#### WHAT YOU WILL DO
Retyping should cover only the lines from the one containing "Write a Python" through the final line of the records, with pictures omitted.
....................
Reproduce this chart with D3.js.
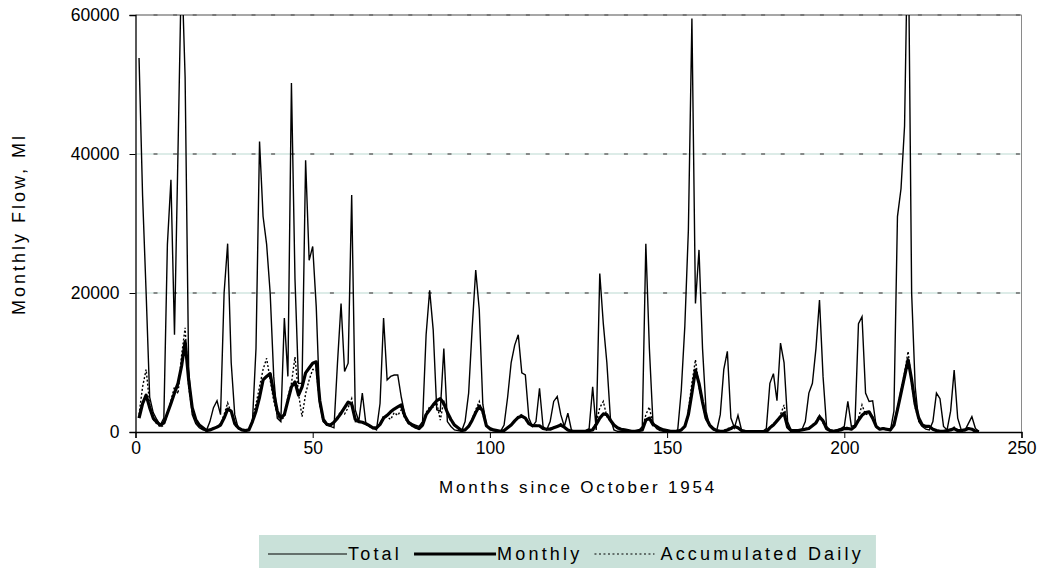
<!DOCTYPE html>
<html>
<head>
<meta charset="utf-8">
<script src="https://cdn.jsdelivr.net/npm/d3@7"></script>
<style>
body{margin:0;background:#fff;}
text{font-family:"Liberation Sans",Arial,sans-serif;fill:#000;}
</style>
</head>
<body>
<script>
// monthly values, month 1 .. 238
var totalFlow = [53800,34000,20000,5000,2800,1800,1000,2000,27000,36300,
14000,40600,68000,51000,9000,2500,1200,600,300,200,
1500,3500,4500,2500,20000,27100,10000,2500,500,300,
200,300,1500,12000,41800,31000,27000,20000,8000,2000,
1500,16400,8000,50200,22000,7000,7000,39100,24700,26700,
18000,4000,1500,1000,800,600,10000,18500,8700,9900,
34100,3200,1500,5600,1200,800,600,300,4100,16400,
7500,8000,8200,8200,5000,2500,1500,1200,1000,800,
1500,14000,20400,14700,3200,3000,12000,1500,800,300,
200,100,1500,5600,15000,23300,17600,4000,1000,300,
200,100,100,1000,5000,10000,12500,14000,8500,8200,
2000,800,1500,6300,800,300,1500,4400,5100,2500,
800,2700,300,100,100,100,200,500,6500,300,
22800,15600,10000,2000,300,100,100,100,100,100,
100,200,800,27100,12000,1500,500,200,100,100,
100,100,300,6000,15200,29000,59500,18500,26200,12000,
3000,800,300,200,2500,9000,11600,2000,600,2400,
300,100,50,50,50,50,100,500,7000,8400,
4500,12800,10000,1500,300,200,200,300,1500,5600,
7000,12000,19000,8000,800,300,200,300,500,800,
4400,800,1000,15600,16600,5600,4400,4500,800,400,
600,300,200,3000,31000,35000,44000,75000,20000,6500,
1500,800,400,300,1500,5600,4800,800,300,3000,
8900,2000,300,200,1200,2200,500,100];

var monthlyFlow = [2000,4100,5300,3500,2000,1400,1000,1300,2700,4100,
5600,7000,9500,13000,7500,3500,1800,1000,600,200,
300,500,700,1000,2000,3300,3000,1200,600,300,
200,300,1500,3000,5000,7500,8000,8400,5600,3000,
2000,2500,4500,6500,7200,5300,6500,8500,9200,9900,
10100,4500,1800,1100,1000,1400,2000,2700,3500,4300,
4000,1800,1500,1400,1200,900,600,600,1100,2000,
2400,2900,3300,3600,3900,2300,1400,1000,700,500,
1000,2500,3200,3900,4500,4800,4100,2800,1800,1000,
600,200,300,800,1700,2800,3700,3000,900,500,
300,200,100,200,600,1000,1600,2100,2300,2000,
1200,900,900,900,500,400,400,600,800,1000,
700,300,100,100,100,100,100,200,300,1100,
2000,2600,2500,1700,1000,600,400,300,200,100,
100,200,300,1700,2000,1100,800,500,300,200,
100,100,100,300,800,2500,5600,8900,7000,4300,
2000,1000,500,200,100,100,300,500,800,600,
200,100,50,50,50,50,50,50,600,1000,
1600,2200,2700,700,200,200,200,300,400,500,
900,1300,2200,1600,500,200,100,200,300,500,
500,400,800,1700,2400,2800,2900,2000,800,400,
500,400,300,1000,3200,5600,8000,10400,7500,4000,
2000,1000,800,800,400,200,100,100,200,300,
500,200,200,300,500,400,100,50];

var dailyFlow = [2500,6500,9000,4000,1800,1200,700,1000,2500,4500,
6500,5500,11000,15000,6500,3000,1500,800,400,200,
300,600,800,1200,2500,4200,2800,1000,500,300,
200,300,1800,4000,6500,9000,10600,7500,4500,2500,
1600,2200,5000,7000,10800,5500,2200,5500,7500,9000,
9000,4000,1500,1000,900,1300,2200,3000,2600,3500,
4800,1500,1400,1500,1100,800,500,500,1200,2300,
2200,1800,2800,2400,3200,2000,1200,900,600,400,
900,2800,3600,3600,4200,1700,4500,2500,1600,900,
500,200,300,900,1900,3200,4400,2500,800,400,
300,200,100,200,700,1100,1500,2300,2500,1800,
1100,900,1000,800,500,400,500,700,700,1200,
600,300,100,100,100,100,100,200,500,1300,
3500,4400,2200,1500,900,500,400,300,200,100,
100,200,300,2500,3600,900,700,500,300,200,
100,100,100,300,900,3000,7000,10400,6500,4000,
1800,900,500,200,100,200,500,600,900,500,
200,100,50,50,50,50,50,50,700,1200,
1500,2500,3900,600,200,200,200,300,500,600,
1000,1500,2400,1300,400,200,100,200,300,600,
700,400,900,2000,3900,2500,2700,2200,700,400,
400,300,300,1200,3500,6000,8500,11600,7000,3500,
1800,1000,700,700,400,300,100,100,200,400,
700,300,200,300,600,400,100];

var xTicks = [0,50,100,150,200,250];
var yTicks = [0,20000,40000,60000];
var legendNames = ["Total","Monthly","Accumulated Daily"];

const svg_width = 1058, svg_height = 569;
const plotLeft = 135.5, plotRight = 1021.5, plotTop = 15, plotBottom = 432;

var svg = d3.select("body").append("svg")
  .attr("width",svg_width)
  .attr("height",svg_height);

var xScale = d3.scaleLinear().domain([0,250]).range([plotLeft,plotRight]);
var yScale = d3.scaleLinear().domain([0,60000]).range([plotBottom,plotTop]);

// gridlines
var grid = svg.append("g");
yTicks.filter(function(d){return d>0;}).forEach(function(v){
  grid.append("line")
    .attr("x1",plotLeft).attr("x2",plotRight)
    .attr("y1",yScale(v)).attr("y2",yScale(v))
    .attr("stroke",v==60000?"#8a8a8a":"#d2e6e1").attr("stroke-width",1.5);
  grid.append("line")
    .attr("x1",plotLeft+18).attr("x2",plotRight)
    .attr("y1",yScale(v)).attr("y2",yScale(v))
    .attr("stroke","#6a6a6a").attr("stroke-width",1.5)
    .attr("stroke-dasharray","4,15.6");
});
// right border
svg.append("line")
  .attr("x1",plotRight).attr("x2",plotRight)
  .attr("y1",plotTop).attr("y2",plotBottom)
  .attr("stroke","#8a8a8a").attr("stroke-width",1);

svg.append("clipPath").attr("id","plotclip")
  .append("rect").attr("x",plotLeft).attr("y",plotTop)
  .attr("width",plotRight-plotLeft).attr("height",plotBottom-plotTop);

var lineFunc = d3.line()
  .x(function(d,i){return xScale(i+1);})
  .y(function(d){return yScale(d);});

var lines = svg.append("g").attr("clip-path","url(#plotclip)");
lines.append("path").attr("d",lineFunc(totalFlow))
  .attr("fill","none").attr("stroke","#000").attr("stroke-width",1.4)
  .attr("stroke-linejoin","miter");
lines.append("path").attr("d",lineFunc(dailyFlow))
  .attr("fill","none").attr("stroke","#000").attr("stroke-width",1.4)
  .attr("stroke-dasharray","2,2");
lines.append("path").attr("d",lineFunc(monthlyFlow))
  .attr("fill","none").attr("stroke","#000").attr("stroke-width",3.2)
  .attr("stroke-linejoin","round");

// axes
var xAxis = svg.append("g").attr("transform","translate(0,"+plotBottom+")")
  .call(d3.axisBottom(xScale).tickValues(xTicks).tickSize(6).tickPadding(4));
var yAxis = svg.append("g").attr("transform","translate("+plotLeft+",0)")
  .call(d3.axisLeft(yScale).tickValues(yTicks).tickSize(6).tickPadding(10).tickFormat(d3.format("d")));
[xAxis,yAxis].forEach(function(a){
  a.select(".domain").attr("stroke","#000").attr("stroke-width",1.3);
  a.selectAll(".tick line").attr("stroke","#000").attr("stroke-width",1);
  a.selectAll(".tick text").attr("font-size",17.5).attr("fill","#000")
    .style("font-family","'Liberation Sans',Arial,sans-serif");
});

svg.append("text")
  .attr("x",578).attr("y",493)
  .attr("text-anchor","middle").attr("font-size",17)
  .style("letter-spacing","2.8px")
  .text("Months since October 1954");

svg.append("text")
  .attr("transform","translate(25,224) rotate(-90)")
  .attr("text-anchor","middle").attr("font-size",18)
  .style("letter-spacing","3px")
  .text("Monthly Flow, Ml");

// legend
var legend = svg.append("g");
var legendBox = legend.append("rect").attr("x",259).attr("y",535).attr("height",33)
  .attr("fill","#c9e1d9");
var legendItems = [
  {len:79,w:1.2,dash:null},
  {len:82,w:3.2,dash:null},
  {len:60,w:1.2,dash:"2,2.5"}
];
var lx = 268;
legendItems.forEach(function(d,i){
  legend.append("line").attr("x1",lx).attr("x2",lx+d.len).attr("y1",554).attr("y2",554)
    .attr("stroke","#000").attr("stroke-width",d.w).attr("stroke-dasharray",d.dash);
  lx += d.len + (i==2?6:1);
  var t = legend.append("text").attr("x",lx).attr("y",560).attr("font-size",18)
    .style("letter-spacing","3.2px").text(legendNames[i]);
  lx += t.node().getComputedTextLength() + 12;
});
legendBox.attr("width",lx-259);
</script>
</body>
</html>
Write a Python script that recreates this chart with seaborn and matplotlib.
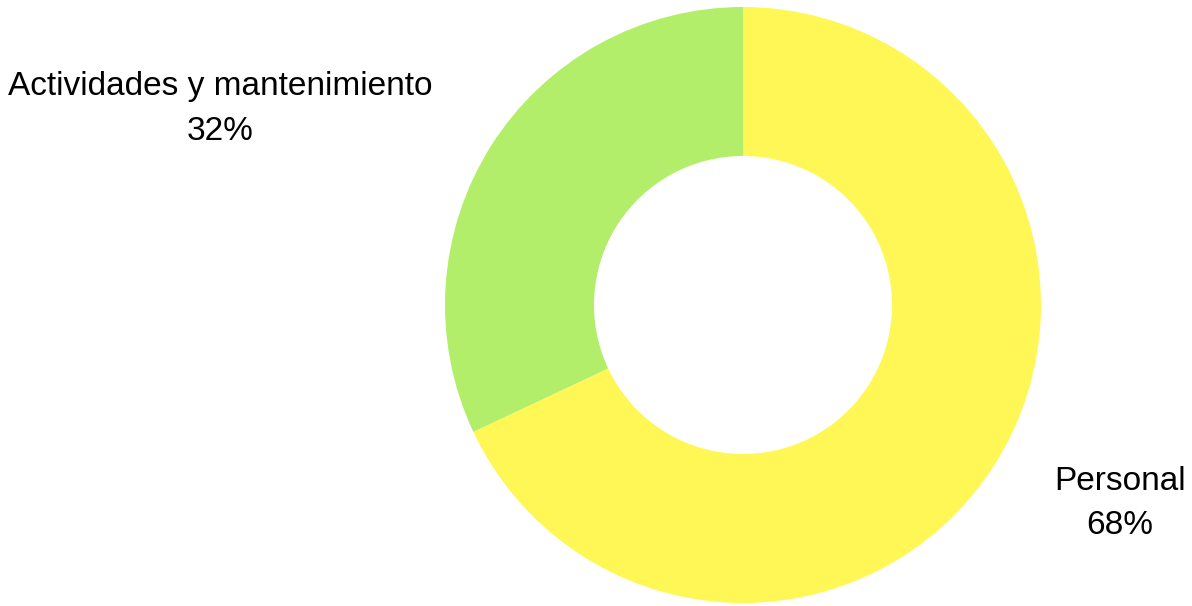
import matplotlib
matplotlib.use("Agg")
import matplotlib.pyplot as plt
import seaborn as sns

categories = ["Personal", "Actividades y mantenimiento"]
values = [68, 32]
colors = ["#FFF755", "#B3EE6B"]

sns.set_theme(style="white")
plt.rcParams['font.family'] = ['Liberation Sans', 'DejaVu Sans']

W, H = 1192, 606
fig = plt.figure(figsize=(W / 100, H / 100), dpi=100)
ax = fig.add_axes([0, 0, 1, 1])
ax.set_xlim(0, W)
ax.set_ylim(0, H)
ax.set_aspect("equal")
ax.axis("off")

cx, cy, R = 743, H - 305, 298
ax.pie(values, colors=colors, startangle=90, counterclock=False,
       center=(cx, cy), radius=R, frame=True,
       wedgeprops=dict(width=R * 0.5, linewidth=0))
ax.set_xlim(0, W)
ax.set_ylim(0, H)
ax.axis("off")

fs = 24
ax.text(220, H - 86, categories[1], ha="center", va="center", fontsize=fs, color="black")
ax.text(220, H - 131, f"{values[1]}%", ha="center", va="center", fontsize=fs, color="black")
ax.text(1120, H - 481, categories[0], ha="center", va="center", fontsize=fs, color="black")
ax.text(1120, H - 525, f"{values[0]}%", ha="center", va="center", fontsize=fs, color="black")

fig.savefig("out.png", dpi=100, facecolor="white")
....................
#### THE REPLY
Write a Python script that recreates this chart with seaborn and matplotlib.
import matplotlib
matplotlib.use("Agg")
import matplotlib.pyplot as plt
import seaborn as sns

categories = ["Personal", "Actividades y mantenimiento"]
values = [68, 32]
colors = ["#FFF755", "#B3EE6B"]

sns.set_theme(style="white")
plt.rcParams['font.family'] = ['Liberation Sans', 'DejaVu Sans']

W, H = 1192, 606
fig = plt.figure(figsize=(W / 100, H / 100), dpi=100)
ax = fig.add_axes([0, 0, 1, 1])
ax.set_xlim(0, W)
ax.set_ylim(0, H)
ax.set_aspect("equal")
ax.axis("off")

cx, cy, R = 743, H - 305, 298
ax.pie(values, colors=colors, startangle=90, counterclock=False,
       center=(cx, cy), radius=R, frame=True,
       wedgeprops=dict(width=R * 0.5, linewidth=0))
ax.set_xlim(0, W)
ax.set_ylim(0, H)
ax.axis("off")

fs = 24
ax.text(220, H - 86, categories[1], ha="center", va="center", fontsize=fs, color="black")
ax.text(220, H - 131, f"{values[1]}%", ha="center", va="center", fontsize=fs, color="black")
ax.text(1120, H - 481, categories[0], ha="center", va="center", fontsize=fs, color="black")
ax.text(1120, H - 525, f"{values[0]}%", ha="center", va="center", fontsize=fs, color="black")

fig.savefig("out.png", dpi=100, facecolor="white")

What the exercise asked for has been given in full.